David Gill:                         The first really serious thing, and this came up with the publications about Silicon Valley, and then later Germany and Israel, is that everything, one way or another, is connected to everything else, and I think in the early days, when I got involved in this activity, and I was partly doing policy work and working with government, the view tended to be, right, okay, this part of the country needs to be entrepreneurial. Let's put in an incubator, or let's put in a C fund, because we've seen the correlation elsewhere. We've seen what goes on in Silicon Valley. We've seen what goes on in Israel. If you've incubators, C funds, that sort of thing, you will develop an entrepreneurial ecosystem."

David Gill:                         That's not enough. You need to do, so to speak, the middle wear as well, which is people. You've got to change the culture. You've got to do it for a long time, and you have to recognize that you need all the components of the value and the funding train. It wouldn't, for instance, be enough just to put in the venture fund. The venture investors need people to feed them good deals, so you need to have a very strong background in angel investment. You need to have somewhere that the businesses can grow into, and finally on that idea, I think there's the role that governments and regulation can play.

David Gill:                         I doubt we'd be having this conversation if it hadn't been the case that something, like 20 years ago, the tax rules started to change, which made angel investment slightly less painful as an activity, because there are tax breaks with things like the Enterprise Investment Scheme. Even if you lose out on most of your portfolio, you've got something to cushion the blow. Likewise, if you go back to what British taxation was like in the 1970s and early '80s, successful entrepreneurs would not have had the money to reinvest in the next generation of entrepreneurs.

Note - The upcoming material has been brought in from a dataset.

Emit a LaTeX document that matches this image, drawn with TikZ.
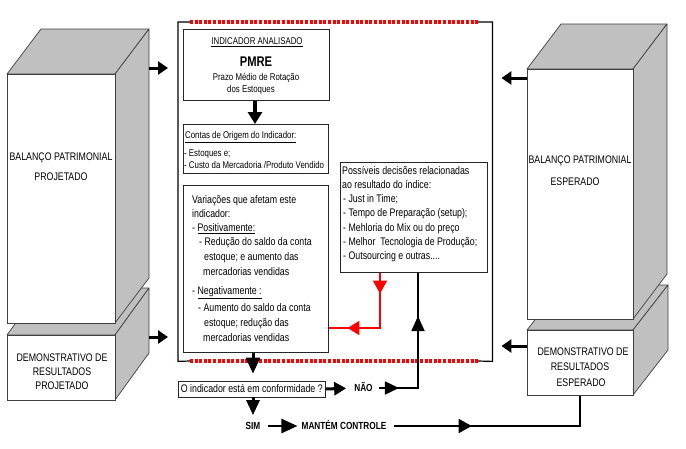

Peter Cowley:                  Because of the taxation being huge. I remember at one point it was 97% tax on earned income.

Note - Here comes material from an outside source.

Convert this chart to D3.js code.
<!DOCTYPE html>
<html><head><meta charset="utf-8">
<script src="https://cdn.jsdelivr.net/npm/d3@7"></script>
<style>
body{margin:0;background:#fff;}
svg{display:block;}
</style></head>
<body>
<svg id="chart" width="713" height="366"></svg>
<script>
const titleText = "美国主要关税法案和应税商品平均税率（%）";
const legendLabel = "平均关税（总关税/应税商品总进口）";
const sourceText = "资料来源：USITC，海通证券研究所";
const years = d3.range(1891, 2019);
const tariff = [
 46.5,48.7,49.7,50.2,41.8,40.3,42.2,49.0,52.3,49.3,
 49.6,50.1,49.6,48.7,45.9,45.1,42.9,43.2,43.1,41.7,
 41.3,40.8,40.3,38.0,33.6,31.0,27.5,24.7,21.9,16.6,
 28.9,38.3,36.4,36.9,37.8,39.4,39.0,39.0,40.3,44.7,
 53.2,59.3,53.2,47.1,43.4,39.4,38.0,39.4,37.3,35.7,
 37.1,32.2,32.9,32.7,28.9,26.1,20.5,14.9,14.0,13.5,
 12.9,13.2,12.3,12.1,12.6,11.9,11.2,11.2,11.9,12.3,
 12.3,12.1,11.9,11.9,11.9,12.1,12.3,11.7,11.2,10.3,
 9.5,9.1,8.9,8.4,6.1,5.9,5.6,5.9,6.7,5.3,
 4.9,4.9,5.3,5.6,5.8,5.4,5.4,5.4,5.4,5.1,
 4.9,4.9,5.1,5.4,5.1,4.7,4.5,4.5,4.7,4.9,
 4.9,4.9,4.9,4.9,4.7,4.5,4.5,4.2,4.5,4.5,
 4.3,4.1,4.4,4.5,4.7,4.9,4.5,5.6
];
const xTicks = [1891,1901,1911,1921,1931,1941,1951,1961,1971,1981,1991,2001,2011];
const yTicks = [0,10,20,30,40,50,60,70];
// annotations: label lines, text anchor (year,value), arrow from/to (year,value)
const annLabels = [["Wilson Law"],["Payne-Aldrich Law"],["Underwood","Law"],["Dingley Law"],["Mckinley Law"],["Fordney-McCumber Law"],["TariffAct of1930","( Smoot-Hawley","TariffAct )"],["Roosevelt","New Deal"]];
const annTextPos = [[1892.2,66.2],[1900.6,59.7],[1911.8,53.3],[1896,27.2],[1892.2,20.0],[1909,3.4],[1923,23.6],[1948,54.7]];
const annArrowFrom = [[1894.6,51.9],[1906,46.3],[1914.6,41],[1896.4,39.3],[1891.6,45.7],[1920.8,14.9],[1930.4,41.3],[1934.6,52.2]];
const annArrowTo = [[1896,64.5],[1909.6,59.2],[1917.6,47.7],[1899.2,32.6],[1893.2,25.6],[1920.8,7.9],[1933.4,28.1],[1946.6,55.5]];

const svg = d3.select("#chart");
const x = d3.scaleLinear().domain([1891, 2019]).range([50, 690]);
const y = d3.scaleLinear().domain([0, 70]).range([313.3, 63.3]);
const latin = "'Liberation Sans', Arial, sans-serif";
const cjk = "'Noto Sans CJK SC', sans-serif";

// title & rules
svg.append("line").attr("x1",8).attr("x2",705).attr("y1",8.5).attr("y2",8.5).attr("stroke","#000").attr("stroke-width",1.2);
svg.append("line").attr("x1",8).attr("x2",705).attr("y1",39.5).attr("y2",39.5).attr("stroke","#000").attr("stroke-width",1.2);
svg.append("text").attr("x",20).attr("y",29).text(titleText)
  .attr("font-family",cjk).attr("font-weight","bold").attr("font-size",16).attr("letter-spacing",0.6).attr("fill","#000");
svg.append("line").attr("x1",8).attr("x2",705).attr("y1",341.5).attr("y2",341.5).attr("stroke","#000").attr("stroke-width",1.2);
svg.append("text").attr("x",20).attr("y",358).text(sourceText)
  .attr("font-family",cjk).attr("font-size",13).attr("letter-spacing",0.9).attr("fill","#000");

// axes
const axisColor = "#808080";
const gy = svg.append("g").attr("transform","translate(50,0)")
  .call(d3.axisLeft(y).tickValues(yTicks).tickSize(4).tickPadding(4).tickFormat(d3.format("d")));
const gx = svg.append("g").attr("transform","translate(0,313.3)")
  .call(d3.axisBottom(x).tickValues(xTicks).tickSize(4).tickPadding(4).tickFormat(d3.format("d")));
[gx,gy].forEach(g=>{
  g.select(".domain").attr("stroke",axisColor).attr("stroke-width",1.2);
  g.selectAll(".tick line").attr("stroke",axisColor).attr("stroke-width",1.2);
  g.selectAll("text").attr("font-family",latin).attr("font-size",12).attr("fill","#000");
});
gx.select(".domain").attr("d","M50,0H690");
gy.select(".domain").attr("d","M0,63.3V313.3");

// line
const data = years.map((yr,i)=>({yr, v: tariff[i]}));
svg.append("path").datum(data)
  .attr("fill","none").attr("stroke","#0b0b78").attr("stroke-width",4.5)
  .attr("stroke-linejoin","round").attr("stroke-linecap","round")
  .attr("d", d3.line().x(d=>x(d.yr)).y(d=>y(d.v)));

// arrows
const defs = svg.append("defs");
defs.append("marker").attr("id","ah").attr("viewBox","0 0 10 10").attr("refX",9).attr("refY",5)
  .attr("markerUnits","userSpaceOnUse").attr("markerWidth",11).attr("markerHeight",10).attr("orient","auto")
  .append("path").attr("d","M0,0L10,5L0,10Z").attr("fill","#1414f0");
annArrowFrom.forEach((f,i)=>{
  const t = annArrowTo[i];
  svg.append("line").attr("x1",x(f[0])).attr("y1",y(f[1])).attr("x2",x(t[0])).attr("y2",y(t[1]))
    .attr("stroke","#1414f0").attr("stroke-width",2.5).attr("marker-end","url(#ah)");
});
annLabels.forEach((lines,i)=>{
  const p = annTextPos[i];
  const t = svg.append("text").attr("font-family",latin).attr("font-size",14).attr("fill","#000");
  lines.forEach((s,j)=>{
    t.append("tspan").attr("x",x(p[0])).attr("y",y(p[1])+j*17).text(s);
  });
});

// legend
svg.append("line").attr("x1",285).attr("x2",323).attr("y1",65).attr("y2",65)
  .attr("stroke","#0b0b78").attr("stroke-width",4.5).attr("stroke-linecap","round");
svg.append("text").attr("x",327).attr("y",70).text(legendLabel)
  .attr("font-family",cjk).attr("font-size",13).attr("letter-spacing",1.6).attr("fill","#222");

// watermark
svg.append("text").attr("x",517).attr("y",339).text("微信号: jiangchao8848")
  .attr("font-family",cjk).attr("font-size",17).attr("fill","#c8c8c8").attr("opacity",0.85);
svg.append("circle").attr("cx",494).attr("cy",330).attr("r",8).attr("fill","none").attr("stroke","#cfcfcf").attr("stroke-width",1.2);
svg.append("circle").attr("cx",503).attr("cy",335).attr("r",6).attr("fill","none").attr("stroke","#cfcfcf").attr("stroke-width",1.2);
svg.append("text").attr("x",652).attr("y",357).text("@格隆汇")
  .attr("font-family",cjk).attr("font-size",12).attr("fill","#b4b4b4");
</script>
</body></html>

David Gill:                         Absolutely. I know it is difficult to quantify exactly how much of a difference the EIS makes, but schemes like that make angel investment possible. Angel investment makes venture investment possible. Venture investment leads to the creation of new businesses, and businesses that will change our society.

Peter Cowley:                  Yes, and even if they fail, these businesses, they've taught the entrepreneur something.

David Gill:                         They have.

Peter Cowley:                  They become a serial entrepreneur, even if it's a failure, providing that failure is in the open, and that's something I feel very strongly about.

Peter Cowley:                  Okay, you've done a number of other things. Can we just talk about the ecosystems? Obviously, you had this project a long time ago in the valley, I presume, in the states.

David Gill:                         Yes.

Peter Cowley:                  You're quite well known for investigating, researching, and writing about ecosystems. Can we just talk a bit about, say, Israel, or Singapore, or ...

David Gill:                         By all means. I think the fascination for me of ecosystems is understanding how they work as a whole, and it's a little bit like reading a business school case study. In other words, you can't read across directly from one company or one geography to another, but by reading up generally, studying and understanding the way it goes on somewhere successful, like Singapore or Tel Aviv, you can extract policies, practices, cultures, that could be applied elsewhere, and increasingly I think in a world where we're moving more and more towards knowledge rather than making, in the old-fashioned sense, that will be the dominant strain in society.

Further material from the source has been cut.